Forget Godot, Everyone Is Waiting for Bonds
Wednesday, February 22, 2006
SCOTTSDALE, Ariz., Feb. 21 -- The San Francisco Giants staged their first full workout Tuesday, but without their diva left fielder, Barry Bonds, whose behavior this week has only deepened questions surrounding his physical and mental well-being before a potentially historic season.
The Giants blocked off three choice parking spaces with orange cones while reporters and cameramen stood the length of the dugout in anticipation of Bonds's arrival. Afterward, Manager Felipe Alou said he was not disappointed that Bonds had failed to show up and said he expected to see him Wednesday.
Giants players also played down Bonds's absence.
"It's not that big of a deal," said pitcher Tyler Walker, the club's player representative. "We know this is his 21st spring training. If he doesn't know what he's doing by now, it's a little late. We're kind of used to it. He does his thing, and that's fine."
The practice was technically voluntary, since players are not required to report until Feb. 28 under baseball's labor agreement. However, only Bonds and pitcher Alfredo Simon, a Dominican minor leaguer delayed by visa problems, were missing.
With 708 career home runs, Bonds needs seven to pass Babe Ruth on the all-time list and 48 to break Hank Aaron's all-time record of 755. His mere appearance on the field would go a long way toward clarifying his status. Three knee operations limited Bonds to 14 games last year. In contradictory interviews published Sunday, he announced that he would retire after this season, then said he might play several more years. In one interview, Bonds described himself as "fat" and largely immobile and said he was ingesting countless pills to help him sleep and relieve the pain in his right knee.
But the Giants, who will pay Bonds $18 million this season -- nearly a quarter of the team's payroll -- have continued to send signals that they expect him to play. On its Web site, the team continues to post General Manager Brian Sabean's comments last October that with an intense offseason conditioning program "it's reasonable to think he'll play in 120 games."
Sabean, responding to Bonds's grim self-assessment, declined to put a number on how many games he expected him to play. But he said Bonds's doctor had told him that Bonds has "got a green light to come in here and do what he can to get ready."
Bonds had suggested that he might show up Tuesday for the first full workout. More than a dozen cameras crowded beneath Gate B at Scottsdale Stadium to record his arrival. The cameras mobilized when a tan Ford sedan pulled into one of Bonds's parking spaces, but it was only Harvey Shields, a trainer who is nominally on the Giants staff but who caters almost exclusively to Bonds. Shields dresses in a cubicle next to his boss here in a scaled-down version of the exclusive wing that Bonds occupies in the Giants clubhouse in San Francisco.
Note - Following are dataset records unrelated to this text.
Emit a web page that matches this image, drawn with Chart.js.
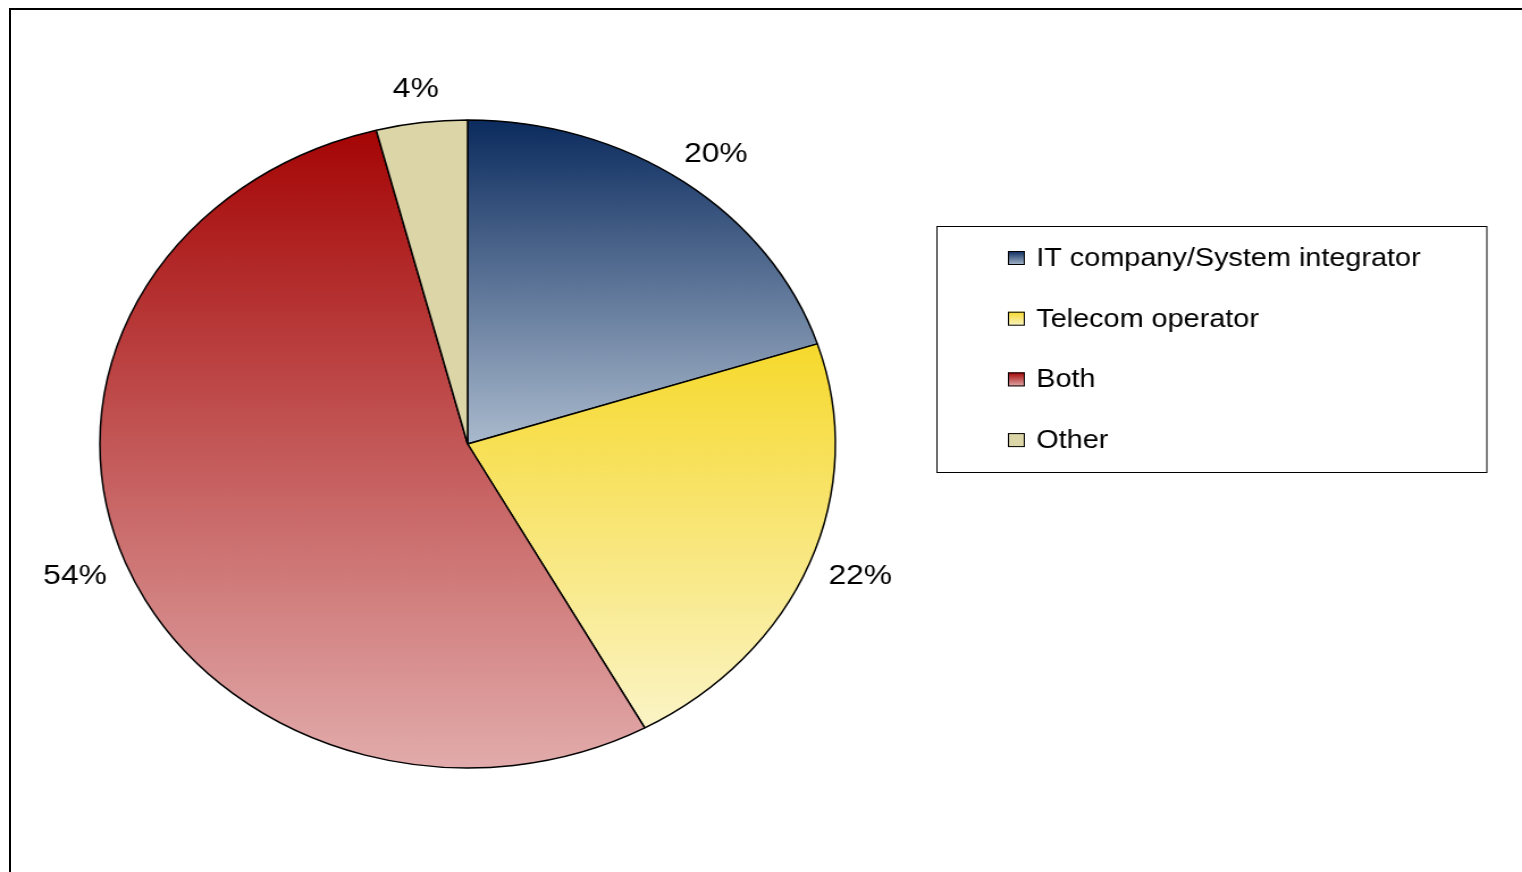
<!DOCTYPE html>
<html>
<head>
<meta charset="utf-8">
<script src="https://cdn.jsdelivr.net/npm/chart.js@4.4.0/dist/chart.umd.min.js"></script>
<style>
  html, body { margin: 0; padding: 0; background: #fff; overflow: hidden; width: 1522px; height: 872px; }
  #frame { position: absolute; left: 9px; top: 8px; width: 1600px; height: 1000px; border-left: 2px solid #000; border-top: 2px solid #000; }
  /* the original picture is stretched sideways, so the chart is drawn narrower and scaled */
  #wrap { position: absolute; left: 0; top: 0; width: 1341px; height: 872px; transform: scaleX(1.135); transform-origin: 0 0; }
</style>
</head>
<body>
<div id="frame"></div>
<div id="wrap"><canvas id="pieChart"></canvas></div>
<script>
const categories = ["IT company/System integrator", "Telecom operator", "Both", "Other"];
const shares = [20, 22, 54, 4];
const pctLabels = ["20%", "22%", "54%", "4%"];

const topColors = ["#0b2b5e", "#f6d92c", "#a50505", "#dcd5a8"];
const bottomColors = ["#aabacd", "#fbf4c6", "#e2abab", "#dcd5a8"];

Chart.defaults.font.family = "'Liberation Sans', Arial, sans-serif";

// vertical gradient over each slice's own height
const sliceGradients = {
  id: 'sliceGradients',
  beforeDatasetsDraw(chart) {
    const ctx = chart.ctx;
    chart.getDatasetMeta(0).data.forEach((arc, i) => {
      const { x, y, startAngle, endAngle, outerRadius } = arc.getProps(['x', 'y', 'startAngle', 'endAngle', 'outerRadius']);
      const ys = [y, y + outerRadius * Math.sin(startAngle), y + outerRadius * Math.sin(endAngle)];
      [-Math.PI / 2, Math.PI / 2, 3 * Math.PI / 2].forEach(a => {
        if (a > startAngle && a < endAngle) ys.push(y + outerRadius * Math.sin(a));
      });
      const g = ctx.createLinearGradient(0, Math.min(...ys), 0, Math.max(...ys));
      g.addColorStop(0, topColors[i]);
      g.addColorStop(1, bottomColors[i]);
      arc.options.backgroundColor = g;
    });
  }
};

// labels outside the pie, text box pushed away from the anchor point
const outsideLabels = {
  id: 'outsideLabels',
  afterDatasetsDraw(chart) {
    const ctx = chart.ctx;
    ctx.save();
    ctx.font = "28px 'Liberation Sans', Arial, sans-serif";
    ctx.fillStyle = '#000';
    ctx.textAlign = 'center';
    ctx.textBaseline = 'middle';
    chart.getDatasetMeta(0).data.forEach((arc, i) => {
      const { x, y, startAngle, endAngle, outerRadius } = arc.getProps(['x', 'y', 'startAngle', 'endAngle', 'outerRadius']);
      const mid = (startAngle + endAngle) / 2;
      const r = outerRadius + 20;
      const w = ctx.measureText(pctLabels[i]).width;
      const h = 28;
      const cx = x + r * Math.cos(mid) + Math.cos(mid) * w / 2;
      const cy = y + r * Math.sin(mid) + Math.sin(mid) * h / 2;
      ctx.fillText(pctLabels[i], cx, cy);
    });
    ctx.restore();
  }
};

const boxLegend = {
  id: 'boxLegend',
  afterDraw(chart) {
    const ctx = chart.ctx;
    ctx.save();
    ctx.strokeStyle = '#000';
    ctx.lineWidth = 1;
    ctx.strokeRect(825.5, 226.5, 484.5, 246);
    ctx.font = "25.4px 'Liberation Sans', Arial, sans-serif";
    ctx.textBaseline = 'middle';
    categories.forEach((name, i) => {
      const cy = 258 + i * 60.7;
      const g = ctx.createLinearGradient(0, cy - 7, 0, cy + 7);
      g.addColorStop(0, topColors[i]);
      g.addColorStop(1, bottomColors[i]);
      ctx.fillStyle = g;
      ctx.fillRect(888, cy - 7, 15, 14);
      ctx.strokeRect(888.5, cy - 6.5, 14, 13);
      ctx.fillStyle = '#000';
      ctx.fillText(name, 913, cy + 1);
    });
    ctx.restore();
  }
};

new Chart("pieChart", {
  type: "pie",
  data: {
    labels: categories,
    datasets: [{
      data: shares,
      backgroundColor: topColors,
      borderColor: "#000",
      borderWidth: 1.5,
      radius: 324
    }]
  },
  options: {
    responsive: true,
    maintainAspectRatio: false,
    animation: false,
    events: [],
    layout: { padding: { left: 0, right: 517, top: 16, bottom: 0 } },
    plugins: {
      legend: { display: false },
      tooltip: { enabled: false }
    }
  },
  plugins: [sliceGradients, outsideLabels, boxLegend]
});
</script>
</body>
</html>
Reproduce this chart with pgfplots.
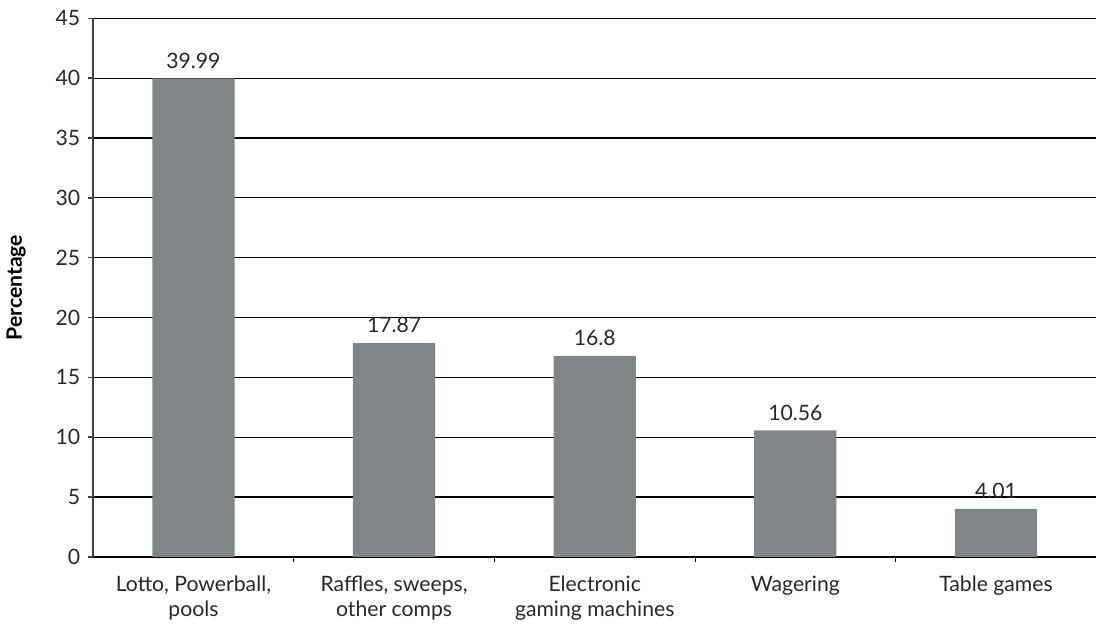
\documentclass[border=0pt]{standalone}
\usepackage{fontspec}
\setmainfont{Lato}
\usepackage{pgfplots}
\pgfplotsset{compat=1.18}
\definecolor{bargray}{RGB}{128,133,135}
\definecolor{txt}{RGB}{40,40,40}
\begin{document}
\begin{tikzpicture}
\begin{axis}[
  scale only axis,
  width=502pt, height=269.5pt,
  ybar, bar width=0.41,
  xmin=-0.5, xmax=4.5,
  ymin=0, ymax=45,
  ytick={0,5,...,45},
  xtick={0,1,2,3,4},
  xticklabels={{Lotto, Powerball,\\pools},{Raffles, sweeps,\\other comps},{Electronic\\gaming machines},{Wagering},{Table games}},
  minor xtick={0.5,1.5,2.5,3.5},
  axis x line=bottom, axis y line=left,
  axis line style={-, draw=black!75, line width=0.7pt},
  x axis line style={draw=black},
  tick align=outside,
  major tick length=2.5pt, minor tick length=2.5pt,
  xtick style={draw=none},
  minor x tick style={draw=black, line width=0.5pt},
  ytick style={draw=black!75, line width=0.7pt},
  ymajorgrids, grid style={black, line width=0.65pt},
  /pgf/number format/assume math mode=true,
  ticklabel style={font=\fontsize{10.6}{12.5}\selectfont, text=txt},
  xticklabel style={align=center, yshift=-3.5pt},
  yticklabel style={xshift=-0.5pt},
  ylabel={\textbf{Percentage}},
  ylabel style={font=\fontsize{10.6}{12}\selectfont, text=black, yshift=8pt},
  nodes near coords,
  every node near coord/.append style={font=\fontsize{10.6}{12}\selectfont, text=txt, yshift=1.5pt},
]
\addplot[fill=bargray, draw=none] coordinates {
(0,39.99) (1,17.87) (2,16.8) (3,10.56) (4,4.01)
};
\end{axis}
\useasboundingbox (current bounding box.south west) rectangle ([yshift=2pt]current bounding box.north east);
\end{tikzpicture}
\end{document}
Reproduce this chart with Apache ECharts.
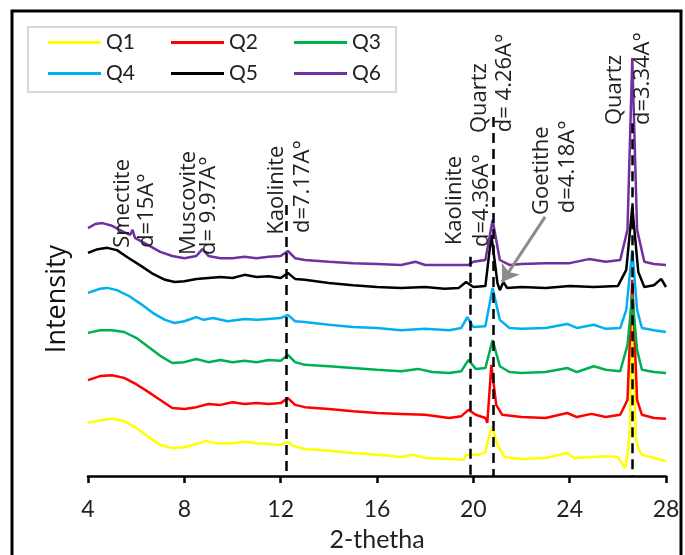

Without fanfare, the Giants took the field without their superstar, performing calisthenics and throwing and hitting before the practice ended in the early afternoon.
The players said they were also in the dark about Bonds's status. Outfielder Moises Alou said Bonds had previously talked with him about retiring. "I don't know how serious he was at the time, but since he said it again, I'm just telling you it's not the first time he's said it."
But on the subject of whether Bonds would retire if he was still short of Aaron's record, Alou told reporters, "I know as much as you guys."